In the wake of the 25-hour trip by National Security Adviser Brent Scowcroft and Deputy Secretary of State Lawrence Eagleburger, the White House has rushed to say that U.S.-China relations still are not normal. The economic, military and political sanctions imposed after the massacre of protesters in Tien An Men Square last June 4 remain--well, more or less--in place. Then what was the point? Bush, on reflection, argues that “I do not want to isolate the Chinese people,” while other high officials contend that the American approach bolstered China’s political moderates. But the isolation of the Chinese people is solely the doing of their own government, not something that was begun or can be ended in Washington. As for helping the so-called moderates in the Chinese regime, anyone who lacked sufficient credentials as a hard-liner seems to have been driven from office and disgraced in the crackdown that followed the June repression.

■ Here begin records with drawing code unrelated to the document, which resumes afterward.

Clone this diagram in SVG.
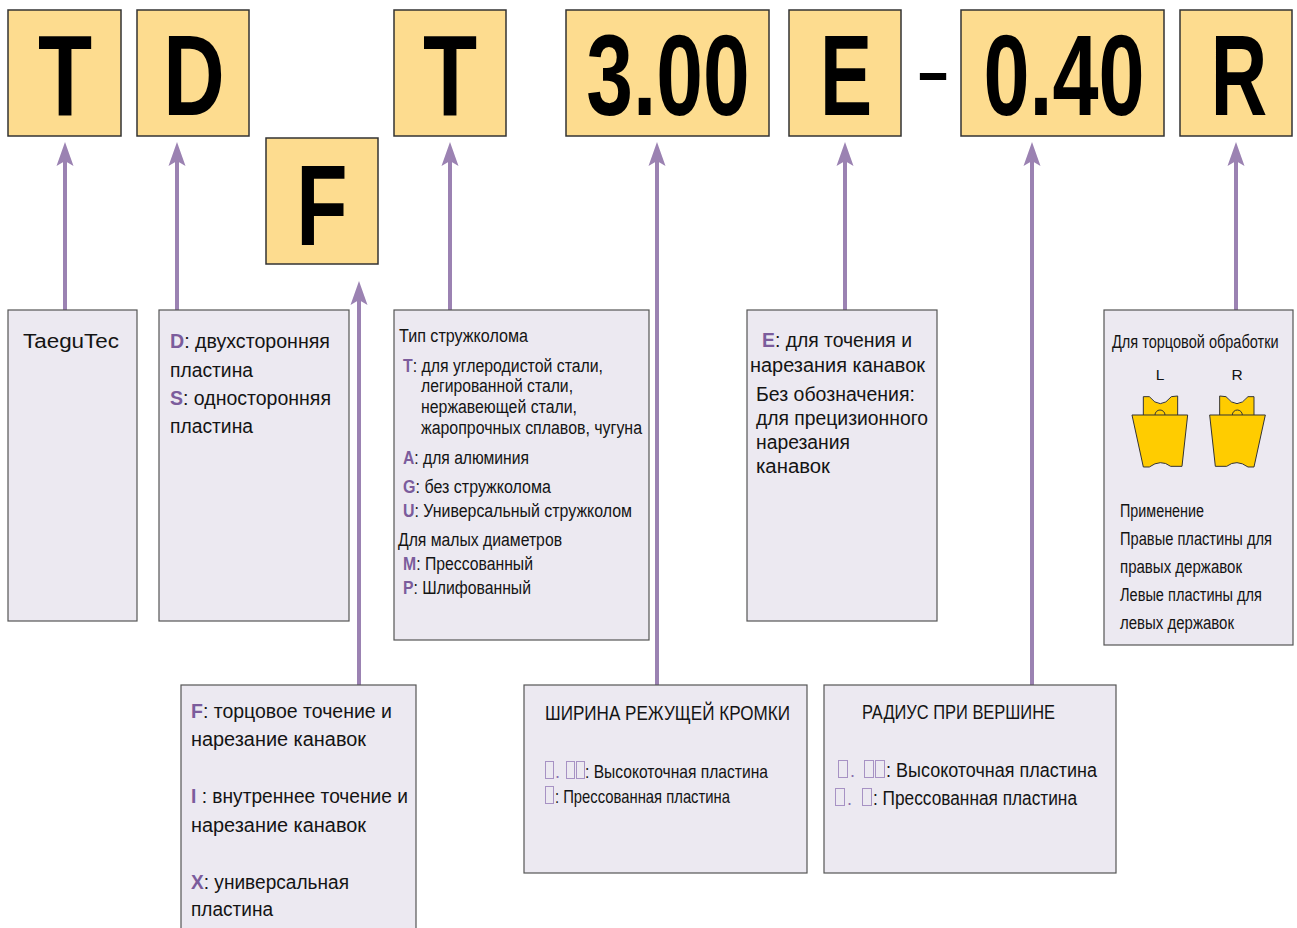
<svg xmlns="http://www.w3.org/2000/svg" width="1297" height="928" viewBox="0 0 1297 928">
<defs>
<style>
.top{fill:#fddc8f;stroke:#333;stroke-width:1.5}
.box{fill:#ece9f1;stroke:#555;stroke-width:1.2}
.big{font-family:"Liberation Sans",Arial,sans-serif;font-weight:bold;font-size:115px;fill:#000}
.t{font-family:"Liberation Sans",Arial,sans-serif;font-size:20px;fill:#141414}
.c{font-family:"Liberation Sans",Arial,sans-serif;font-size:18px;fill:#141414}
.k{fill:#7b5c9c;font-weight:bold}
.kd{fill:#8a6fae}
.tofu{fill:none;stroke:#a792c4;stroke-width:1}
.arr{stroke:#9b82b2;stroke-width:4;fill:none;marker-end:url(#ah)}
.ins{fill:#ffcc00;stroke:#333;stroke-width:3}
</style>
<marker id="ah" markerUnits="userSpaceOnUse" markerWidth="26" markerHeight="20" viewBox="0 0 26 20" refX="16" refY="10" orient="auto">
<path d="M0,1.5 L24,10 L0,18.5 L5,10 Z" fill="#9b82b2"/>
</marker>
</defs>
<rect width="1297" height="928" fill="#fff"/>

<g id="connectors">
<line class="arr" x1="65" y1="310" x2="65" y2="150"/>
<line class="arr" x1="177" y1="310" x2="177" y2="150"/>
<line class="arr" x1="359" y1="685" x2="359" y2="289"/>
<line class="arr" x1="450" y1="310" x2="450" y2="150"/>
<line class="arr" x1="657" y1="685" x2="657" y2="150"/>
<line class="arr" x1="845" y1="310" x2="845" y2="150"/>
<line class="arr" x1="1032" y1="685" x2="1032" y2="150"/>
<line class="arr" x1="1236" y1="310" x2="1236" y2="150"/>
</g>

<g id="code-T">
<rect class="top" x="8" y="10" width="113" height="126"/>
<text class="big" text-anchor="middle" transform="translate(65,115) scale(0.77,1)">T</text>
</g>
<g id="code-D">
<rect class="top" x="137" y="10" width="112" height="126"/>
<text class="big" text-anchor="middle" transform="translate(194,115) scale(0.74,1)">D</text>
</g>
<g id="code-F">
<rect class="top" x="266" y="138" width="112" height="126"/>
<text class="big" text-anchor="middle" transform="translate(322,245) scale(0.73,1)">F</text>
</g>
<g id="code-T2">
<rect class="top" x="394" y="10" width="112" height="126"/>
<text class="big" text-anchor="middle" transform="translate(450,115) scale(0.77,1)">T</text>
</g>
<g id="code-300">
<rect class="top" x="566" y="10" width="203" height="126"/>
<text class="big" text-anchor="middle" transform="translate(668,115) scale(0.73,1)">3.00</text>
</g>
<g id="code-E">
<rect class="top" x="789" y="10" width="112" height="126"/>
<text class="big" text-anchor="middle" transform="translate(846,115) scale(0.68,1)">E</text>
</g>
<g id="dash">
<text class="big" text-anchor="middle" style="font-size:70px" transform="translate(933,95) scale(0.76,1)">–</text>
</g>
<g id="code-040">
<rect class="top" x="961" y="10" width="203" height="126"/>
<text class="big" text-anchor="middle" transform="translate(1064,115) scale(0.72,1)">0.40</text>
</g>
<g id="code-R">
<rect class="top" x="1180" y="10" width="112" height="126"/>
<text class="big" text-anchor="middle" transform="translate(1239,115) scale(0.68,1)">R</text>
</g>

<g id="box-brand">
<rect class="box" x="8" y="310" width="129" height="311"/>
<text class="t" x="23" y="348" textLength="96" lengthAdjust="spacingAndGlyphs">TaeguTec</text>
</g>

<g id="box-D">
<rect class="box" x="159" y="310" width="190" height="311"/>
<text class="t" x="170" y="348" textLength="160" lengthAdjust="spacingAndGlyphs"><tspan class="k">D</tspan>: двухсторонняя</text>
<text class="t" x="170" y="377" textLength="83" lengthAdjust="spacingAndGlyphs">пластина</text>
<text class="t" x="170" y="405" textLength="161" lengthAdjust="spacingAndGlyphs"><tspan class="k">S</tspan>: односторонняя</text>
<text class="t" x="170" y="433" textLength="83" lengthAdjust="spacingAndGlyphs">пластина</text>
</g>

<g id="box-chip">
<rect class="box" x="394" y="310" width="255" height="330"/>
<text class="c" x="399" y="342" textLength="129" lengthAdjust="spacingAndGlyphs">Тип стружколома</text>
<text class="c" x="403" y="372" textLength="200" lengthAdjust="spacingAndGlyphs"><tspan class="k">T</tspan>: для углеродистой стали,</text>
<text class="c" x="421" y="392" textLength="152" lengthAdjust="spacingAndGlyphs">легированной стали,</text>
<text class="c" x="421" y="413" textLength="156" lengthAdjust="spacingAndGlyphs">нержавеющей стали,</text>
<text class="c" x="421" y="434" textLength="221" lengthAdjust="spacingAndGlyphs">жаропрочных сплавов, чугуна</text>
<text class="c" x="403" y="464" textLength="126" lengthAdjust="spacingAndGlyphs"><tspan class="k">A</tspan>: для алюминия</text>
<text class="c" x="403" y="493" textLength="148" lengthAdjust="spacingAndGlyphs"><tspan class="k">G</tspan>: без стружколома</text>
<text class="c" x="403" y="517" textLength="229" lengthAdjust="spacingAndGlyphs"><tspan class="k">U</tspan>: Универсальный стружколом</text>
<text class="c" x="398" y="546" textLength="164" lengthAdjust="spacingAndGlyphs">Для малых диаметров</text>
<text class="c" x="403" y="570" textLength="130" lengthAdjust="spacingAndGlyphs"><tspan class="k">M</tspan>: Прессованный</text>
<text class="c" x="403" y="594" textLength="128" lengthAdjust="spacingAndGlyphs"><tspan class="k">P</tspan>: Шлифованный</text>
</g>

<g id="box-E">
<rect class="box" x="747" y="310" width="190" height="311"/>
<text class="t" x="762" y="347" textLength="150" lengthAdjust="spacingAndGlyphs"><tspan class="k">E</tspan>: для точения и</text>
<text class="t" x="750" y="372" textLength="175" lengthAdjust="spacingAndGlyphs">нарезания канавок</text>
<text class="t" x="756" y="401" textLength="159" lengthAdjust="spacingAndGlyphs">Без обозначения:</text>
<text class="t" x="756" y="425" textLength="172" lengthAdjust="spacingAndGlyphs">для прецизионного</text>
<text class="t" x="756" y="449" textLength="94" lengthAdjust="spacingAndGlyphs">нарезания</text>
<text class="t" x="756" y="473" textLength="74" lengthAdjust="spacingAndGlyphs">канавок</text>
</g>

<g id="box-R">
<rect class="box" x="1104" y="310" width="189" height="335"/>
<text class="c" style="font-size:19px" transform="translate(1112,348) scale(0.765,1)">Для торцовой обработки</text>
<text class="c" x="1160" y="380" text-anchor="middle" style="font-size:15.5px">L</text>
<text class="c" x="1237" y="380" text-anchor="middle" style="font-size:15.5px">R</text>
<g transform="translate(1100,320) scale(0.33333)">
<path class="ins" d="M130,292 L130,230 L148,230 Q181,272 214,230 L233,228 L233,292 Z"/>
<path class="ins" d="M96,285 L263,285 L246,439 L212,439 Q182,416 148,441 L130,441 Z"/>
<path d="M165,285 A15,15 0 0 1 195,285" fill="none" stroke="#333" stroke-width="3"/>
</g>
<g transform="translate(1100,320) scale(0.33333) translate(592,0) scale(-1,1)">
<path class="ins" d="M130,292 L130,230 L148,230 Q181,272 214,230 L233,228 L233,292 Z"/>
<path class="ins" d="M96,285 L263,285 L246,439 L212,439 Q182,416 148,441 L130,441 Z"/>
<path d="M165,285 A15,15 0 0 1 195,285" fill="none" stroke="#333" stroke-width="3"/>
</g>
<text class="c" x="1120" y="517" textLength="84" lengthAdjust="spacingAndGlyphs">Применение</text>
<text class="c" transform="translate(1120,545) scale(0.815,1)">Правые пластины для</text>
<text class="c" x="1120" y="573" textLength="122" lengthAdjust="spacingAndGlyphs">правых державок</text>
<text class="c" x="1120" y="601" textLength="142" lengthAdjust="spacingAndGlyphs">Левые пластины для</text>
<text class="c" x="1120" y="629" textLength="114" lengthAdjust="spacingAndGlyphs">левых державок</text>
</g>

<g id="box-F">
<rect class="box" x="181" y="685" width="235" height="250"/>
<text class="t" x="191" y="718" textLength="201" lengthAdjust="spacingAndGlyphs"><tspan class="k">F</tspan>: торцовое точение и</text>
<text class="t" x="191" y="746" textLength="175" lengthAdjust="spacingAndGlyphs">нарезание канавок</text>
<text class="t" x="191" y="803" textLength="217" lengthAdjust="spacingAndGlyphs"><tspan class="k">I</tspan> : внутреннее точение и</text>
<text class="t" x="191" y="832" textLength="175" lengthAdjust="spacingAndGlyphs">нарезание канавок</text>
<text class="t" x="191" y="889" textLength="158" lengthAdjust="spacingAndGlyphs"><tspan class="k">X</tspan>: универсальная</text>
<text class="t" x="191" y="916" textLength="82" lengthAdjust="spacingAndGlyphs">пластина</text>
</g>

<g id="box-width">
<rect class="box" x="524" y="685" width="283" height="188"/>
<text class="c" x="545" y="720" style="font-size:21px" textLength="245" lengthAdjust="spacingAndGlyphs">ШИРИНА РЕЖУЩЕЙ КРОМКИ</text>
<rect class="tofu" x="545.5" y="761.5" width="8" height="17"/>
<text class="c kd" x="555" y="778">.</text>
<rect class="tofu" x="566.5" y="761.5" width="8" height="17"/>
<rect class="tofu" x="576.5" y="761.5" width="8" height="17"/>
<text class="c" x="585" y="778" style="font-size:19px" textLength="183" lengthAdjust="spacingAndGlyphs">: Высокоточная пластина</text>
<rect class="tofu" x="545.5" y="786.5" width="8" height="17"/>
<text class="c" x="555" y="803" style="font-size:19px" textLength="175" lengthAdjust="spacingAndGlyphs">: Прессованная пластина</text>
</g>

<g id="box-radius">
<rect class="box" x="824" y="685" width="292" height="188"/>
<text class="c" x="862" y="719" style="font-size:21px" textLength="193" lengthAdjust="spacingAndGlyphs">РАДИУС ПРИ ВЕРШИНЕ</text>
<rect class="tofu" x="838.5" y="760.5" width="9" height="17"/>
<text class="c kd" x="850" y="777">.</text>
<rect class="tofu" x="864.5" y="760.5" width="9" height="17"/>
<rect class="tofu" x="875.5" y="760.5" width="9" height="17"/>
<text class="c" x="886" y="777" style="font-size:20px" textLength="211" lengthAdjust="spacingAndGlyphs">: Высокоточная пластина</text>
<rect class="tofu" x="835.5" y="788.5" width="9" height="17"/>
<text class="c kd" x="847" y="805">.</text>
<rect class="tofu" x="862.5" y="788.5" width="9" height="17"/>
<text class="c" x="873" y="805" style="font-size:20px" textLength="204" lengthAdjust="spacingAndGlyphs">: Прессованная пластина</text>
</g>
</svg>
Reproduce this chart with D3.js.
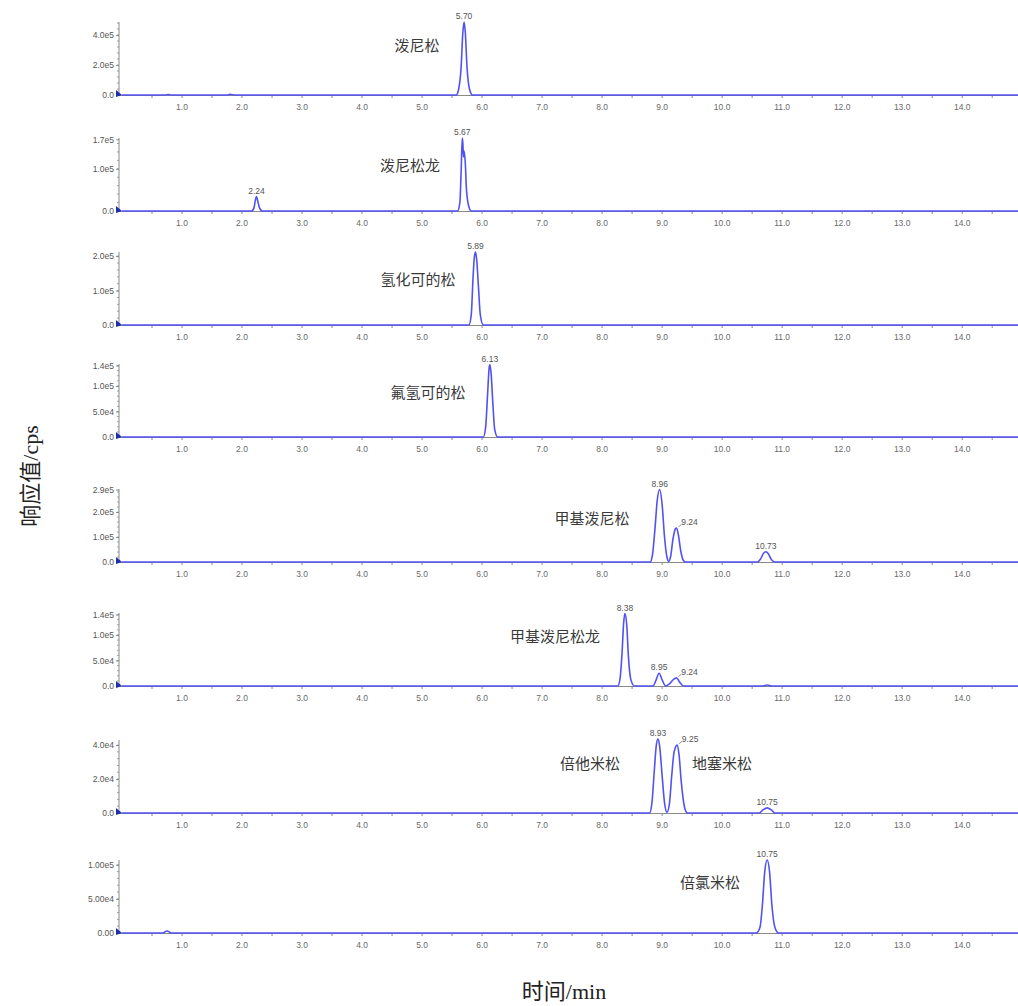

At this point there isn’t a shred of evidence that China’s government plans to end its human rights abuses. The one change that can be detected after the American initiative is that overnight the country’s propaganda machine has reduced its attacks on U.S. policy. What the Chinese people will undoubtedly infer from this is that Washington and Beijing have indeed found the common ground that Bush says he is looking for. Could anything be more profoundly demoralizing to those in China who continue to hunger for a freer and more humane society?